* [Your objective]
Restate each of the lines below word for word and drop every picture.

* [Data extract]
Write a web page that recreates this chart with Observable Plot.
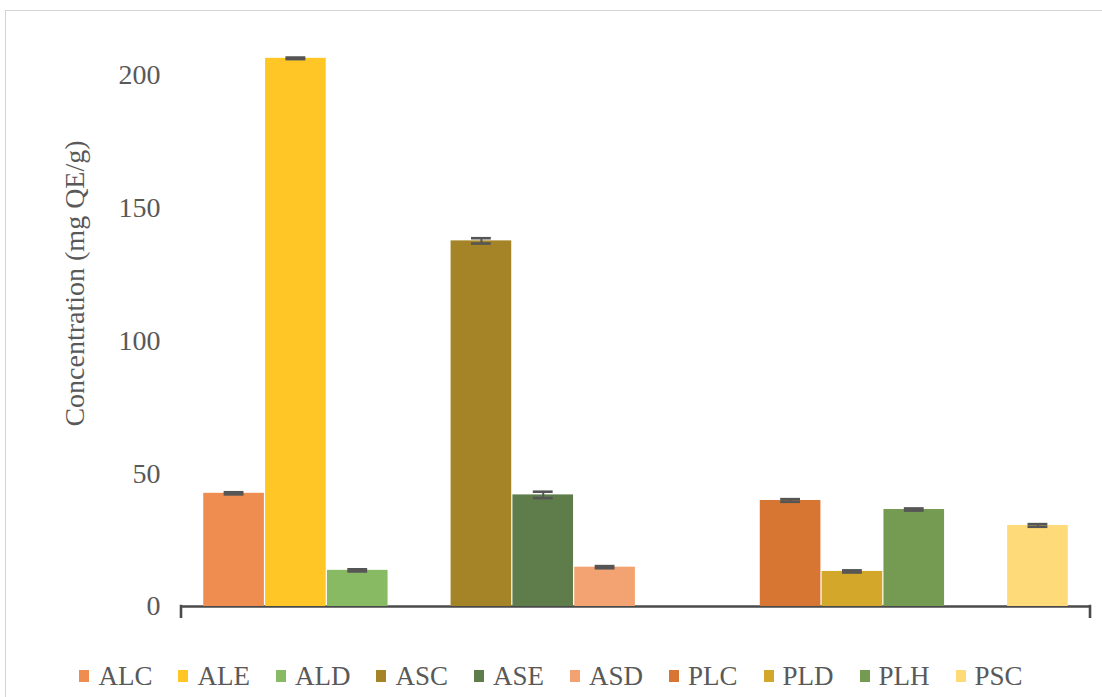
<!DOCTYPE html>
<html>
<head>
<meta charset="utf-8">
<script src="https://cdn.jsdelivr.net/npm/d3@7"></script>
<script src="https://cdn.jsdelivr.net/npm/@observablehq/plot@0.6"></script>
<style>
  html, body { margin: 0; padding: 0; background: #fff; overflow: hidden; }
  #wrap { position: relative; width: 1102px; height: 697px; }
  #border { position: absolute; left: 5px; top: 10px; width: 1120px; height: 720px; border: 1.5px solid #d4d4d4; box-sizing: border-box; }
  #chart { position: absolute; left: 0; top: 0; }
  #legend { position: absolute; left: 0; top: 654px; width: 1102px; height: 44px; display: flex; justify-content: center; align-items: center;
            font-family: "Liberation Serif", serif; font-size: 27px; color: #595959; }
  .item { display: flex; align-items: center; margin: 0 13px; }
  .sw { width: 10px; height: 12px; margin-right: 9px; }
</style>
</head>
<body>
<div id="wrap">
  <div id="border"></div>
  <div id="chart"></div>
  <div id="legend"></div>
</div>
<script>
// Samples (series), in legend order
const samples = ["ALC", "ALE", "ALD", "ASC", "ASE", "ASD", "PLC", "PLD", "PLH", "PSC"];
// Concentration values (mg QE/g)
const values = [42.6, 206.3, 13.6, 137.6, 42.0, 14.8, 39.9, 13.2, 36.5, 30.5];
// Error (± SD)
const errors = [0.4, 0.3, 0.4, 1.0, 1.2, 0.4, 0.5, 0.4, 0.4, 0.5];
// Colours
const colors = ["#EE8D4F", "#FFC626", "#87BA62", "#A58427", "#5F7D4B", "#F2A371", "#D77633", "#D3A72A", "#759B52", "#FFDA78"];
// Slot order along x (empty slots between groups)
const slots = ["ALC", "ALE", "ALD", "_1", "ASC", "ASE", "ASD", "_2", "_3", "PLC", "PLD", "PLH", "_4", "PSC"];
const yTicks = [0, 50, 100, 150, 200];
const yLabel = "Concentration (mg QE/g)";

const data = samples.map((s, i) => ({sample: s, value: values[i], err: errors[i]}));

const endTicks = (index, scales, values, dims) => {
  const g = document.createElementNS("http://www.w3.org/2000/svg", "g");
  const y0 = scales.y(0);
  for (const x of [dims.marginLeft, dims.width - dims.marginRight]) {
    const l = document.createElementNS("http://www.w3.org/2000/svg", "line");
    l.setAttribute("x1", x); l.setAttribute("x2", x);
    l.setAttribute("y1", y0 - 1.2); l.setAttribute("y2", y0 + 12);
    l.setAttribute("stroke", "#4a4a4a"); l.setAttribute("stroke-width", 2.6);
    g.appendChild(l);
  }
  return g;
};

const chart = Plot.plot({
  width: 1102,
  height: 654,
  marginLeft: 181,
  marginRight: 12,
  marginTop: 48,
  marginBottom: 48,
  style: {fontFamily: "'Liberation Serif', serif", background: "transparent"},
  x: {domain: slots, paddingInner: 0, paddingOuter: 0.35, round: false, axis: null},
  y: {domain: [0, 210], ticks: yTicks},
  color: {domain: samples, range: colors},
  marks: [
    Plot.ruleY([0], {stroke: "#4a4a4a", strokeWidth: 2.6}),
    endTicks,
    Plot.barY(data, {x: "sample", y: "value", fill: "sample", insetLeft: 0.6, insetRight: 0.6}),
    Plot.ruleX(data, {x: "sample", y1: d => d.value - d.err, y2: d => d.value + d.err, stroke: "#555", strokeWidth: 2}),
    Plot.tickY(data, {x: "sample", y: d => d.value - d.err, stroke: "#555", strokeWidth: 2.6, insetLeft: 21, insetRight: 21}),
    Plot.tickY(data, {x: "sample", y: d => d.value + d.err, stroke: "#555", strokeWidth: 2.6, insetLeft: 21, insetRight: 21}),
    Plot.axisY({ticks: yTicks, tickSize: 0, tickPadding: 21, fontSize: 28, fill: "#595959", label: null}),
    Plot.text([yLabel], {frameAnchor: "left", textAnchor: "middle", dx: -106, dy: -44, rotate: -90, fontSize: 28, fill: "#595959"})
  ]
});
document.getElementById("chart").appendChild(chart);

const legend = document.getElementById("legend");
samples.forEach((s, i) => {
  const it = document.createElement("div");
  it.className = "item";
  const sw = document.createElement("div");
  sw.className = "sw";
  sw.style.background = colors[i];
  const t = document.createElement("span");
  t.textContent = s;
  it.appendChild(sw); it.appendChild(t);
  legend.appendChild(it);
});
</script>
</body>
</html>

* [Result for this task]
Write a web page that recreates this chart with Observable Plot.
<!DOCTYPE html>
<html>
<head>
<meta charset="utf-8">
<script src="https://cdn.jsdelivr.net/npm/d3@7"></script>
<script src="https://cdn.jsdelivr.net/npm/@observablehq/plot@0.6"></script>
<style>
  html, body { margin: 0; padding: 0; background: #fff; overflow: hidden; }
  #wrap { position: relative; width: 1102px; height: 697px; }
  #border { position: absolute; left: 5px; top: 10px; width: 1120px; height: 720px; border: 1.5px solid #d4d4d4; box-sizing: border-box; }
  #chart { position: absolute; left: 0; top: 0; }
  #legend { position: absolute; left: 0; top: 654px; width: 1102px; height: 44px; display: flex; justify-content: center; align-items: center;
            font-family: "Liberation Serif", serif; font-size: 27px; color: #595959; }
  .item { display: flex; align-items: center; margin: 0 13px; }
  .sw { width: 10px; height: 12px; margin-right: 9px; }
</style>
</head>
<body>
<div id="wrap">
  <div id="border"></div>
  <div id="chart"></div>
  <div id="legend"></div>
</div>
<script>
// Samples (series), in legend order
const samples = ["ALC", "ALE", "ALD", "ASC", "ASE", "ASD", "PLC", "PLD", "PLH", "PSC"];
// Concentration values (mg QE/g)
const values = [42.6, 206.3, 13.6, 137.6, 42.0, 14.8, 39.9, 13.2, 36.5, 30.5];
// Error (± SD)
const errors = [0.4, 0.3, 0.4, 1.0, 1.2, 0.4, 0.5, 0.4, 0.4, 0.5];
// Colours
const colors = ["#EE8D4F", "#FFC626", "#87BA62", "#A58427", "#5F7D4B", "#F2A371", "#D77633", "#D3A72A", "#759B52", "#FFDA78"];
// Slot order along x (empty slots between groups)
const slots = ["ALC", "ALE", "ALD", "_1", "ASC", "ASE", "ASD", "_2", "_3", "PLC", "PLD", "PLH", "_4", "PSC"];
const yTicks = [0, 50, 100, 150, 200];
const yLabel = "Concentration (mg QE/g)";

const data = samples.map((s, i) => ({sample: s, value: values[i], err: errors[i]}));

const endTicks = (index, scales, values, dims) => {
  const g = document.createElementNS("http://www.w3.org/2000/svg", "g");
  const y0 = scales.y(0);
  for (const x of [dims.marginLeft, dims.width - dims.marginRight]) {
    const l = document.createElementNS("http://www.w3.org/2000/svg", "line");
    l.setAttribute("x1", x); l.setAttribute("x2", x);
    l.setAttribute("y1", y0 - 1.2); l.setAttribute("y2", y0 + 12);
    l.setAttribute("stroke", "#4a4a4a"); l.setAttribute("stroke-width", 2.6);
    g.appendChild(l);
  }
  return g;
};

const chart = Plot.plot({
  width: 1102,
  height: 654,
  marginLeft: 181,
  marginRight: 12,
  marginTop: 48,
  marginBottom: 48,
  style: {fontFamily: "'Liberation Serif', serif", background: "transparent"},
  x: {domain: slots, paddingInner: 0, paddingOuter: 0.35, round: false, axis: null},
  y: {domain: [0, 210], ticks: yTicks},
  color: {domain: samples, range: colors},
  marks: [
    Plot.ruleY([0], {stroke: "#4a4a4a", strokeWidth: 2.6}),
    endTicks,
    Plot.barY(data, {x: "sample", y: "value", fill: "sample", insetLeft: 0.6, insetRight: 0.6}),
    Plot.ruleX(data, {x: "sample", y1: d => d.value - d.err, y2: d => d.value + d.err, stroke: "#555", strokeWidth: 2}),
    Plot.tickY(data, {x: "sample", y: d => d.value - d.err, stroke: "#555", strokeWidth: 2.6, insetLeft: 21, insetRight: 21}),
    Plot.tickY(data, {x: "sample", y: d => d.value + d.err, stroke: "#555", strokeWidth: 2.6, insetLeft: 21, insetRight: 21}),
    Plot.axisY({ticks: yTicks, tickSize: 0, tickPadding: 21, fontSize: 28, fill: "#595959", label: null}),
    Plot.text([yLabel], {frameAnchor: "left", textAnchor: "middle", dx: -106, dy: -44, rotate: -90, fontSize: 28, fill: "#595959"})
  ]
});
document.getElementById("chart").appendChild(chart);

const legend = document.getElementById("legend");
samples.forEach((s, i) => {
  const it = document.createElement("div");
  it.className = "item";
  const sw = document.createElement("div");
  sw.className = "sw";
  sw.style.background = colors[i];
  const t = document.createElement("span");
  t.textContent = s;
  it.appendChild(sw); it.appendChild(t);
  legend.appendChild(it);
});
</script>
</body>
</html>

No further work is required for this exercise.